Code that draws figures
——————

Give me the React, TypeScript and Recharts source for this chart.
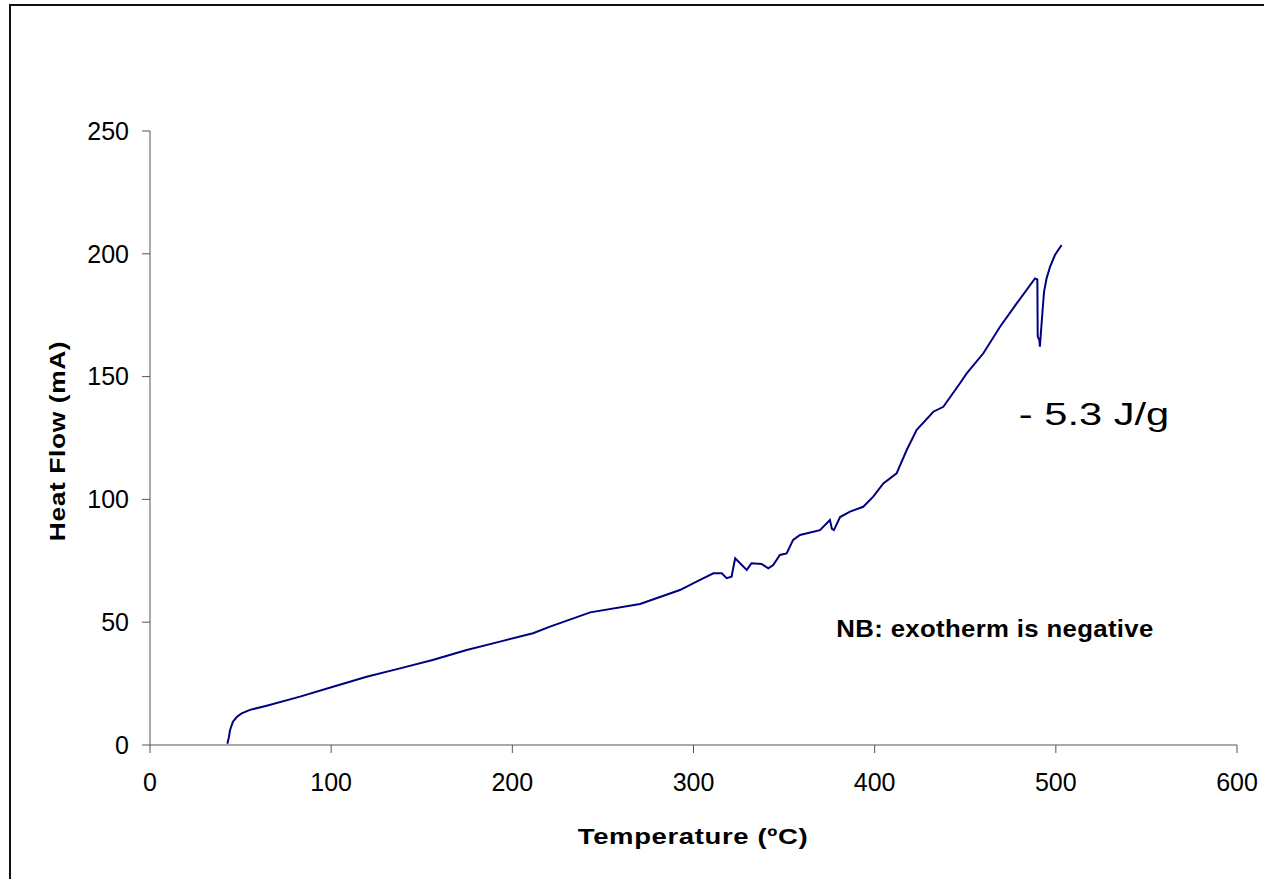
import { LineChart, Line, XAxis, YAxis } from 'recharts'

// temperature (ºC)
const TEMP = [
  42.7, 43.5, 44.2, 45.8, 48, 50.6, 55.2, 64.4, 82.8, 101, 119.6, 138, 156, 174.8, 193.2, 211.4, 220.8, 243,
  270.5, 292.5, 303.6, 311, 315.6, 318.3, 321, 323, 325.7, 329.4, 332, 337.6, 341.3, 344, 347.7, 351.4, 355,
  358.8, 369.8, 375.3, 376.4, 377.5, 380.9, 386.4, 393.7, 399.2, 404.8, 412.1, 417.7, 423.2, 432.4, 437.9,
  447.1, 450.8, 460, 469.2, 478.4, 488.5, 489.8, 490, 490.9, 491.2, 491.6, 492.7, 493.5, 494.9, 496.8, 499.5,
  503.2,
]
// heat flow (mA)
const HEAT_FLOW = [
  0.5, 3, 6.1, 9.5, 11.5, 12.9, 14.3, 16, 19.7, 23.7, 27.8, 31.2, 34.6, 38.7, 42.1, 45.5, 48.2, 54, 57.4, 63.1,
  67.2, 69.9, 69.9, 67.9, 68.5, 76, 74, 71.3, 74, 73.7, 71.9, 73.3, 77.4, 78, 83.5, 85.5, 87.5, 91.6, 88, 87.5,
  92.8, 95, 97, 101.1, 106.5, 110.6, 120.1, 128.3, 135.7, 137.7, 147.3, 151.3, 159.5, 170.3, 179.8, 190, 189.6,
  166.3, 164.9, 162.2, 166.3, 177.1, 184.6, 190, 194.7, 199.5, 203.6,
]
const X_TICKS = [0, 100, 200, 300, 400, 500, 600]
const Y_TICKS = [0, 50, 100, 150, 200, 250]

const data = TEMP.map((t, i) => ({ t, hf: HEAT_FLOW[i] }))

const FONT = '"Liberation Sans", Arial, sans-serif'
const AXIS = '#555'

export default function App() {
  return (
    <div
      style={{
        position: 'absolute',
        left: 0,
        top: 0,
        width: 1264,
        height: 879,
        overflow: 'hidden',
        background: 'white',
        fontFamily: FONT,
      }}
    >
      {/* chart frame, runs off the right and bottom edges */}
      <div
        style={{
          position: 'absolute',
          left: 9,
          top: 4,
          width: 1300,
          height: 900,
          border: '2px solid #111',
        }}
      />
      <div style={{ position: 'absolute', left: 0, top: 0 }}>
        <LineChart width={1264} height={879} data={data} margin={{ top: 131, right: 27, bottom: 74, left: 90 }}>
          <XAxis
            dataKey="t"
            type="number"
            domain={[0, 600]}
            ticks={X_TICKS}
            height={60}
            stroke={AXIS}
            tickSize={8}
            tickMargin={20}
            tick={{ fill: '#000', fontSize: 25, fontFamily: FONT }}
          />
          <YAxis
            type="number"
            domain={[0, 250]}
            ticks={Y_TICKS}
            width={60}
            stroke={AXIS}
            tickSize={8}
            tickMargin={13}
            tick={{ fill: '#000', fontSize: 25, fontFamily: FONT }}
          />
          <Line
            dataKey="hf"
            type="linear"
            stroke="#000080"
            strokeWidth={2}
            dot={false}
            isAnimationActive={false}
          />
        </LineChart>
      </div>

      <div
        style={{
          position: 'absolute',
          left: 693,
          top: 837,
          transform: 'translate(-50%, -50%) scaleX(1.25)',
          fontWeight: 'bold',
          fontSize: 22,
          whiteSpace: 'nowrap',
          letterSpacing: 0.5,
        }}
      >
        Temperature (ºC)
      </div>
      <div
        style={{
          position: 'absolute',
          left: 58,
          top: 441,
          transform: 'translate(-50%, -50%) rotate(-90deg) scaleX(1.2)',
          fontWeight: 'bold',
          fontSize: 22,
          whiteSpace: 'nowrap',
          letterSpacing: 0.5,
        }}
      >
        Heat Flow (mA)
      </div>
      <div
        style={{
          position: 'absolute',
          left: 995,
          top: 629,
          transform: 'translate(-50%, -50%) scaleX(1.12)',
          fontWeight: 'bold',
          fontSize: 23,
          whiteSpace: 'nowrap',
          letterSpacing: 0.3,
        }}
      >
        NB: exotherm is negative
      </div>
      <div
        style={{
          position: 'absolute',
          left: 1094,
          top: 414,
          transform: 'translate(-50%, -50%) scaleX(1.3)',
          fontSize: 32,
          whiteSpace: 'nowrap',
        }}
      >
        - 5.3 J/g
      </div>
    </div>
  )
}
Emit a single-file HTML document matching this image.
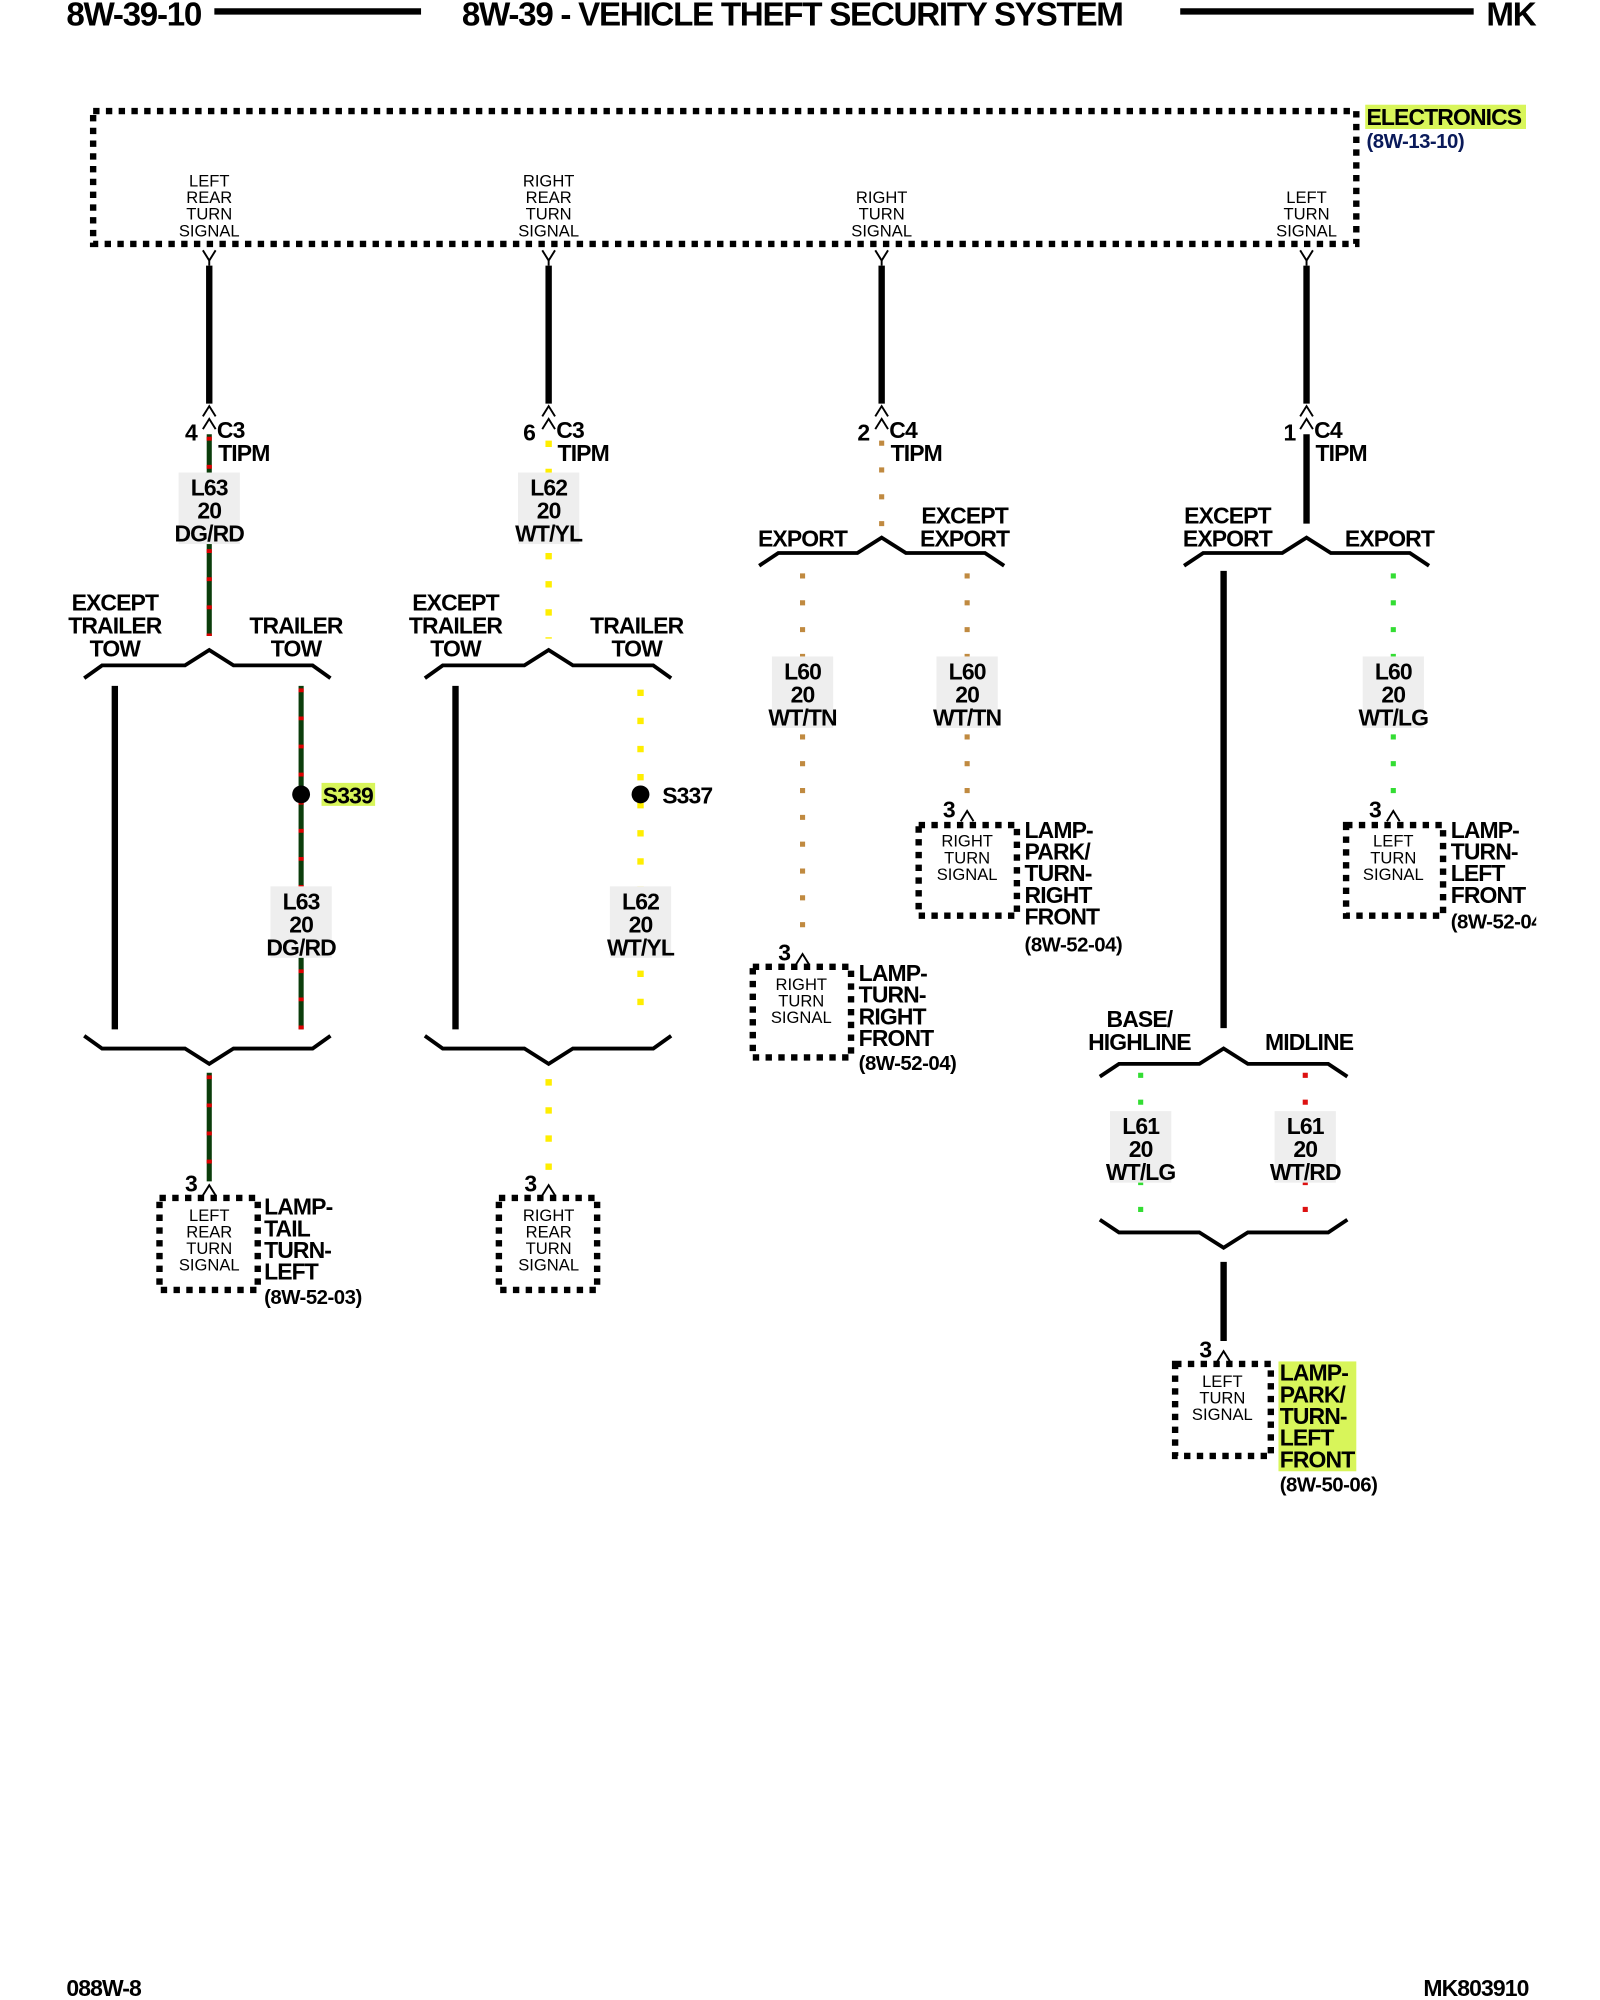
<!DOCTYPE html>
<html><head><meta charset="utf-8"><style>
html,body{margin:0;padding:0;background:#fff;}
svg{display:block;}
text{font-family:"Liberation Sans",Arial,sans-serif;fill:#000;}
.h{font-size:26px;font-weight:bold;letter-spacing:-1px;}
.t{font-size:18px;letter-spacing:-0.7px;font-weight:bold;}
.s{font-size:13px;}
.n{font-size:16px;fill:#0a1a5a;letter-spacing:-0.4px;font-weight:bold;}
.box{fill:none;stroke:#000;stroke-width:5;stroke-dasharray:5 5;}
.w{stroke:#000;stroke-width:5;fill:none;}
.br{stroke:#000;stroke-width:3;fill:none;}
.lb{fill:#eeeeee;}
</style></head><body>
<svg width="1600" height="2000" viewBox="0 0 1254 1566" preserveAspectRatio="none" xmlns="http://www.w3.org/2000/svg">
<text class="h" x="52" y="20">8W-39-10</text>
<line x1="168" y1="9" x2="330" y2="9" stroke="#000" stroke-width="5"/>
<text class="h" x="362" y="20">8W-39 - VEHICLE THEFT SECURITY SYSTEM</text>
<line x1="925" y1="9" x2="1155" y2="9" stroke="#000" stroke-width="5"/>
<text class="h" x="1165" y="20">MK</text>

<rect class="box" x="73" y="87" width="990" height="104"/>
<rect x="1070" y="82" width="126" height="19" fill="#d8f55a"/>
<text class="t" x="1071" y="98">ELECTRONICS</text>
<text class="n" x="1071" y="116">(8W-13-10)</text>

<g class="s" text-anchor="middle">
<text x="164" y="146">LEFT</text><text x="164" y="159">REAR</text><text x="164" y="172">TURN</text><text x="164" y="185">SIGNAL</text>
<text x="430" y="146">RIGHT</text><text x="430" y="159">REAR</text><text x="430" y="172">TURN</text><text x="430" y="185">SIGNAL</text>
<text x="691" y="159">RIGHT</text><text x="691" y="172">TURN</text><text x="691" y="185">SIGNAL</text>
<text x="1024" y="159">LEFT</text><text x="1024" y="172">TURN</text><text x="1024" y="185">SIGNAL</text>
</g>

<g stroke="#000" stroke-width="1.5" fill="none">
<path d="M159 196 L164 204 L169 196 M164 204 V208"/>
<path d="M425 196 L430 204 L435 196 M430 204 V208"/>
<path d="M686 196 L691 204 L696 196 M691 204 V208"/>
<path d="M1019 196 L1024 204 L1029 196 M1024 204 V208"/>
<path d="M159 326 L164 318 L169 326 M159 336 L164 328 L169 336"/>
<path d="M425 326 L430 318 L435 326 M425 336 L430 328 L435 336"/>
<path d="M686 326 L691 318 L696 326 M686 336 L691 328 L696 336"/>
<path d="M1019 326 L1024 318 L1029 326 M1019 336 L1024 328 L1029 336"/>
</g>
<g class="w">
<line x1="164" y1="208" x2="164" y2="316"/>
<line x1="430" y1="208" x2="430" y2="316"/>
<line x1="691" y1="208" x2="691" y2="316"/>
<line x1="1024" y1="208" x2="1024" y2="316"/>
</g>
<g class="t">
<text x="145" y="345">4</text><text x="170" y="343">C3</text><text x="171" y="361">TIPM</text>
<text x="410" y="345">6</text><text x="436" y="343">C3</text><text x="437" y="361">TIPM</text>
<text x="672" y="345">2</text><text x="697" y="343">C4</text><text x="698" y="361">TIPM</text>
<text x="1006" y="345">1</text><text x="1030" y="343">C4</text><text x="1031" y="361">TIPM</text>
</g>

<g>
<line x1="164" y1="340" x2="164" y2="498" stroke="#0b3d0b" stroke-width="4"/>
<line x1="164" y1="342" x2="164" y2="498" stroke="#d00" stroke-width="4" stroke-dasharray="3 19"/>
<line x1="236" y1="537" x2="236" y2="806" stroke="#0b3d0b" stroke-width="4"/>
<line x1="236" y1="539" x2="236" y2="806" stroke="#d00" stroke-width="4" stroke-dasharray="3 19"/>
<line x1="164" y1="840" x2="164" y2="925" stroke="#0b3d0b" stroke-width="4"/>
<line x1="164" y1="842" x2="164" y2="925" stroke="#d00" stroke-width="4" stroke-dasharray="3 19"/>
</g>
<g stroke="#ffee00" stroke-width="5" stroke-dasharray="5 17">
<line x1="430" y1="345" x2="430" y2="500"/>
<line x1="502" y1="540" x2="502" y2="800"/>
<line x1="430" y1="845" x2="430" y2="925"/>
</g>
<g stroke="#c08a40" stroke-width="4" stroke-dasharray="4 17">
<line x1="691" y1="345" x2="691" y2="412"/>
<line x1="629" y1="449" x2="629" y2="740"/>
<line x1="758" y1="449" x2="758" y2="625"/>
</g>
<line x1="1024" y1="340" x2="1024" y2="410" class="w"/>
<line x1="959" y1="447" x2="959" y2="805" class="w"/>
<line x1="959" y1="988" x2="959" y2="1050" class="w"/>
<g stroke="#33dd33" stroke-width="4" stroke-dasharray="4 17">
<line x1="1092" y1="449" x2="1092" y2="625"/>
<line x1="894" y1="840" x2="894" y2="955"/>
</g>
<line x1="1023" y1="840" x2="1023" y2="955" stroke="#dd1111" stroke-width="4" stroke-dasharray="4 17"/>
<line x1="90" y1="537" x2="90" y2="806" class="w"/>
<line x1="357" y1="537" x2="357" y2="806" class="w"/>

<g class="br">
<polyline points="66,531 80,521 145,521 164,509 183,521 245,521 259,531"/>
<polyline points="66,811 80,821 145,821 164,833 183,821 245,821 259,811"/>
<polyline points="333,531 347,521 411,521 430,509 449,521 512,521 526,531"/>
<polyline points="333,811 347,821 411,821 430,833 449,821 512,821 526,811"/>
<polyline points="595,443 610,433 672,433 691,421 710,433 772,433 787,443"/>
<polyline points="928,443 943,433 1005,433 1024,421 1043,433 1105,433 1120,443"/>
<polyline points="862,843 877,833 940,833 959,821 978,833 1041,833 1056,843"/>
<polyline points="862,955 877,965 940,965 959,977 978,965 1041,965 1056,955"/>
</g>

<g class="lb">
<rect x="140" y="370" width="48" height="56"/>
<rect x="406" y="370" width="48" height="56"/>
<rect x="212" y="694" width="48" height="56"/>
<rect x="478" y="694" width="48" height="56"/>
<rect x="605" y="514" width="48" height="56"/>
<rect x="734" y="514" width="48" height="56"/>
<rect x="1068" y="514" width="48" height="56"/>
<rect x="870" y="870" width="48" height="56"/>
<rect x="999" y="870" width="48" height="56"/>
</g>
<g class="t" text-anchor="middle">
<text x="164" y="388">L63</text><text x="164" y="406">20</text><text x="164" y="424">DG/RD</text>
<text x="430" y="388">L62</text><text x="430" y="406">20</text><text x="430" y="424">WT/YL</text>
<text x="236" y="712">L63</text><text x="236" y="730">20</text><text x="236" y="748">DG/RD</text>
<text x="502" y="712">L62</text><text x="502" y="730">20</text><text x="502" y="748">WT/YL</text>
<text x="629" y="532">L60</text><text x="629" y="550">20</text><text x="629" y="568">WT/TN</text>
<text x="758" y="532">L60</text><text x="758" y="550">20</text><text x="758" y="568">WT/TN</text>
<text x="1092" y="532">L60</text><text x="1092" y="550">20</text><text x="1092" y="568">WT/LG</text>
<text x="894" y="888">L61</text><text x="894" y="906">20</text><text x="894" y="924">WT/LG</text>
<text x="1023" y="888">L61</text><text x="1023" y="906">20</text><text x="1023" y="924">WT/RD</text>
<text x="90" y="478">EXCEPT</text><text x="90" y="496">TRAILER</text><text x="90" y="514">TOW</text>
<text x="232" y="496">TRAILER</text><text x="232" y="514">TOW</text>
<text x="357" y="478">EXCEPT</text><text x="357" y="496">TRAILER</text><text x="357" y="514">TOW</text>
<text x="499" y="496">TRAILER</text><text x="499" y="514">TOW</text>
<text x="629" y="428">EXPORT</text>
<text x="756" y="410">EXCEPT</text><text x="756" y="428">EXPORT</text>
<text x="962" y="410">EXCEPT</text><text x="962" y="428">EXPORT</text>
<text x="1089" y="428">EXPORT</text>
<text x="893" y="804">BASE/</text><text x="893" y="822">HIGHLINE</text>
<text x="1026" y="822">MIDLINE</text>
</g>

<circle cx="236" cy="622" r="7" fill="#000"/>
<rect x="252" y="613" width="42" height="18" fill="#d8f55a"/>
<text class="t" x="253" y="629">S339</text>
<circle cx="502" cy="622" r="7" fill="#000"/>
<text class="t" x="519" y="629">S337</text>

<g stroke="#000" stroke-width="1.5" fill="none">
<path d="M159 936 L164 928 L169 936"/>
<path d="M425 936 L430 928 L435 936"/>
<path d="M624 755 L629 747 L634 755"/>
<path d="M753 643 L758 635 L763 643"/>
<path d="M1087 643 L1092 635 L1097 643"/>
<path d="M954 1066 L959 1058 L964 1066"/>
</g>
<g class="t">
<text x="145" y="933">3</text><text x="411" y="933">3</text>
<text x="610" y="752">3</text><text x="739" y="640">3</text>
<text x="1073" y="640">3</text><text x="940" y="1063">3</text>
</g>
<g class="box">
<rect x="125" y="938" width="77" height="72"/>
<rect x="391" y="938" width="77" height="72"/>
<rect x="590" y="757" width="77" height="71"/>
<rect x="720" y="646" width="77" height="71"/>
<rect x="1055" y="646" width="76" height="71"/>
<rect x="921" y="1068" width="75" height="72"/>
</g>
<g class="s" text-anchor="middle">
<text x="164" y="956">LEFT</text><text x="164" y="969">REAR</text><text x="164" y="982">TURN</text><text x="164" y="995">SIGNAL</text>
<text x="430" y="956">RIGHT</text><text x="430" y="969">REAR</text><text x="430" y="982">TURN</text><text x="430" y="995">SIGNAL</text>
<text x="628" y="775">RIGHT</text><text x="628" y="788">TURN</text><text x="628" y="801">SIGNAL</text>
<text x="758" y="663">RIGHT</text><text x="758" y="676">TURN</text><text x="758" y="689">SIGNAL</text>
<text x="1092" y="663">LEFT</text><text x="1092" y="676">TURN</text><text x="1092" y="689">SIGNAL</text>
<text x="958" y="1086">LEFT</text><text x="958" y="1099">TURN</text><text x="958" y="1112">SIGNAL</text>
</g>
<g class="t">
<text x="207" y="951">LAMP-</text><text x="207" y="968">TAIL</text><text x="207" y="985">TURN-</text><text x="207" y="1002">LEFT</text>
<text x="673" y="768">LAMP-</text><text x="673" y="785">TURN-</text><text x="673" y="802">RIGHT</text><text x="673" y="819">FRONT</text>
<text x="803" y="656">LAMP-</text><text x="803" y="673">PARK/</text><text x="803" y="690">TURN-</text><text x="803" y="707">RIGHT</text><text x="803" y="724">FRONT</text>
<text x="1137" y="656">LAMP-</text><text x="1137" y="673">TURN-</text><text x="1137" y="690">LEFT</text><text x="1137" y="707">FRONT</text>
</g>
<rect x="1002" y="1066" width="61" height="86" fill="#d8f55a"/>
<g class="t">
<text x="1003" y="1081">LAMP-</text><text x="1003" y="1098">PARK/</text><text x="1003" y="1115">TURN-</text><text x="1003" y="1132">LEFT</text><text x="1003" y="1149">FRONT</text>
</g>
<g class="n">
<text x="207" y="1021">(8W-52-03)</text>
<text x="673" y="838">(8W-52-04)</text>
<text x="803" y="745">(8W-52-04)</text>
<text x="1137" y="727">(8W-52-04)</text>
<text x="1003" y="1168">(8W-50-06)</text>
</g>
<rect x="1204" y="700" width="50" height="40" fill="#fff"/>

<text class="t" x="52" y="1563">088W-8</text>
<text class="t" x="1198" y="1563" text-anchor="end">MK803910</text>
</svg>
</body></html>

——————

■ **What you are asked to do**
Transcribe the opening line of the listing above, please, and every line after it through the line with "const AXIS = '#555'", word for word, without pictures.

■ **Task result**
Give me the React, TypeScript and Recharts source for this chart.
import { LineChart, Line, XAxis, YAxis } from 'recharts'

// temperature (ºC)
const TEMP = [
  42.7, 43.5, 44.2, 45.8, 48, 50.6, 55.2, 64.4, 82.8, 101, 119.6, 138, 156, 174.8, 193.2, 211.4, 220.8, 243,
  270.5, 292.5, 303.6, 311, 315.6, 318.3, 321, 323, 325.7, 329.4, 332, 337.6, 341.3, 344, 347.7, 351.4, 355,
  358.8, 369.8, 375.3, 376.4, 377.5, 380.9, 386.4, 393.7, 399.2, 404.8, 412.1, 417.7, 423.2, 432.4, 437.9,
  447.1, 450.8, 460, 469.2, 478.4, 488.5, 489.8, 490, 490.9, 491.2, 491.6, 492.7, 493.5, 494.9, 496.8, 499.5,
  503.2,
]
// heat flow (mA)
const HEAT_FLOW = [
  0.5, 3, 6.1, 9.5, 11.5, 12.9, 14.3, 16, 19.7, 23.7, 27.8, 31.2, 34.6, 38.7, 42.1, 45.5, 48.2, 54, 57.4, 63.1,
  67.2, 69.9, 69.9, 67.9, 68.5, 76, 74, 71.3, 74, 73.7, 71.9, 73.3, 77.4, 78, 83.5, 85.5, 87.5, 91.6, 88, 87.5,
  92.8, 95, 97, 101.1, 106.5, 110.6, 120.1, 128.3, 135.7, 137.7, 147.3, 151.3, 159.5, 170.3, 179.8, 190, 189.6,
  166.3, 164.9, 162.2, 166.3, 177.1, 184.6, 190, 194.7, 199.5, 203.6,
]
const X_TICKS = [0, 100, 200, 300, 400, 500, 600]
const Y_TICKS = [0, 50, 100, 150, 200, 250]

const data = TEMP.map((t, i) => ({ t, hf: HEAT_FLOW[i] }))

const FONT = '"Liberation Sans", Arial, sans-serif'
const AXIS = '#555'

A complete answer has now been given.